New in Jomres 10.2 is a feature that I'm calling Data Sources.

How did I arrive at this feature? Well, it's a bit of a long story.

Autocomplete features are popular on booking websites. See for example the "Where are you going" input field on booking.com. Type the name of a town, city or country in there and you'll see a response that autopopulates that field and makes searching simpler.

I'm not really a fan of these types of inputs for all booking sites because they involve a certain amount of guesswork on the part of the site visitor. For booking.com it works because quite frankly they've got something everywhere. For smaller site users the likely results are going to be a little more hit and miss. Another reason I'm not a fan is that every character that's typed in the input field requires an ajax call and one or more database queries while the server searches for matching responses. It works, but it's not always the fastest way of doing things (plus it's a performance hit).

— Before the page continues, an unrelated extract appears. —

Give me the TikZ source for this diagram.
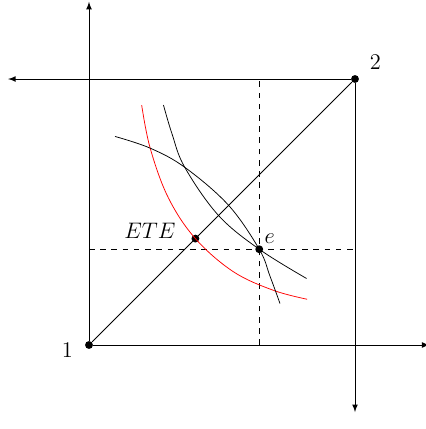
\documentclass[tikz,border=0pt]{standalone}
\usepackage{amsmath}
\usepackage{xcolor}
\usepackage{tikz}
\usetikzlibrary{arrows,positioning}

\begin{document}
\begin{tikzpicture}[>=latex, thin]
    % Stili
    \tikzstyle{punto}=[circle, fill=black, inner sep=0pt, minimum size=4.2pt]
    \tikzstyle{asse}=[->]
    \tikzstyle{guida}=[dashed]
    \tikzstyle{curva}=[smooth, tension=0.6]
    \useasboundingbox (-1.673,-1.579) rectangle (6.316,6.485);

    % Origini e punti
    \node (o1) [punto] at (0,0) {};
    \node (o2) [punto] at (5,5) {};
    \node (ete) [punto] at (2,2) {};
    \node (e) [punto] at (3.2,1.8) {};
    \coordinate (x1) at (6.4,0);
    \coordinate (y1) at (0,6.45);
    \coordinate (x2) at (-1.52,5);
    \coordinate (y2) at (5,-1.26);

    % Assi
    \draw [asse] (o1) -- (x1);
    \draw [asse] (o1) -- (y1);
    \draw [asse] (o2) -- (x2);
    \draw [asse] (o2) -- (y2);
    \draw (o1) -- (o2);
    \draw [guida] (e |- o1) -- (e |- o2);
    \draw [guida] (e -| o1) -- (e -| o2);

    % Curve
    \draw [red] plot[curva] coordinates {(0.99,4.51) (1.15,3.70) (1.49,2.77) (2,2) (2.71,1.38) (3.46,1.03) (4.1,0.86)};
    \draw plot[curva] coordinates {(1.40,4.51) (1.56,3.97) (1.80,3.34) (2.43,2.44) (3.2,1.8) (4.09,1.25)};
    \draw plot[curva] coordinates {(0.49,3.92) (1.15,3.70) (1.80,3.34) (2.62,2.63) (3.2,1.8) (3.40,1.30) (3.59,0.78)};

    % Etichette
    \node (lab1) [left=0.1cm of o1, yshift=-0.1cm] {\large 1};
    \node (lab2) [above right=0cm and 0.1cm of o2] {\large 2};
    \node (labete) [left=0.17cm of ete, yshift=0.15cm] {\large $ETE$};
    \node (labe) [above right=0pt of e, inner sep=1pt] {\large $e$};
\end{tikzpicture}
\end{document}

Nevertheless, clients like the feature.

So....what to do?

Well, for years Jomres has had some autocomplete functionality in older search modules and indeed when I created the new Search Widget plugins I ported that functionality into the Search Widget functionality but in truth I don't like it and I don't think it works very well. I really wanted to avoid constantly making queries to find published property towns, cities and countries.

Enter "Data Sources"

Honestly, it's a bit of a crap name for the feature, but at the time I was thinking about making it work and potential implications for it's use rather than finding a really good name for it so that's what we've got. Suck it up, soldier.

Currently, every time a dropdown for a search form for country, region or town is generated in Jomres this dropdown is populated from results of search queries. It's done this way to ensure that the countries/regions/towns in the dropdowns are from fresh data. As a user, to me there's nothing more infuriating than visiting a website, being offered a dropdown to find something on their site, selecting an option and doing the search just to be told "Sorry, there were no results". To me it stinks of unprofessionalism, poor coding and really sloppy attempts at gaming SEO. If you want to please Google, that's great but if you're just annoying your site visitors, what's the point?

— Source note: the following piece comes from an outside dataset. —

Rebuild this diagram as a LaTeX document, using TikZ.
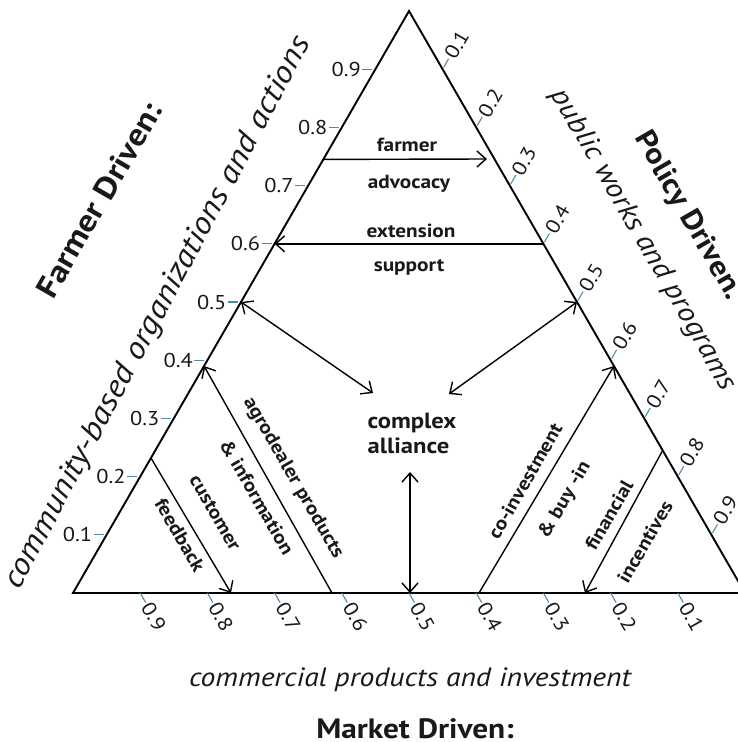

What I really wanted to do was build a better store of the information that's used to build these dropdowns that didn't have the database/network hit but was still blazingly fast.

Here's what we've got so far. Data Sources used by the new autocomplete functionality found in the Search Widget plugin that will be released when Jomres 10.2 is released. Type in text such as Th (for Thailand) and you'll see that the autocomplete results are returned very quickly.

autocomplete

Data Sources is, at it's heart, a cache of town, region and country names. The data is generated automatically when Jomres notices that the relevant data source files don't exist and then every time a property is added, updated or removed this data is refreshed by the webhook watcher feature in Jomres. This cache is sensitive to the currently active language so different languages will have different locales available. 

The feature creates new cache files in the jomres/temp directory which can then be accessed by other functionality. For example, on the Jomres Joomla 4 development server these are the files created :

http://joomla4.jomres.net/jomres/temp/data_cache/data_source_countries.json

http://joomla4.jomres.net/jomres/temp/data_cache/data_source_regions.json

http://joomla4.jomres.net/jomres/temp/data_cache/data_source_towns.json

Right now just the autocomplete functionality (food for another blog post) uses this data however when time allows I'll modify the search widget plugin to use it too which will be a performance saving. The really nice thing about this feature is that A the data is kept fresh by the webhook watcher, and B because the data's in JSON format in documented files you could create your own search functionality that uses that data without needing to hook into the Jomres framework if you don't want to.

There is also scope for extending the Data Sources functionality to include room types, property types etc too but I'll wait to see if they're needed.

So ends my first Technical Blog post. I hope that the information here has tickled your technical itch and you get something out of it.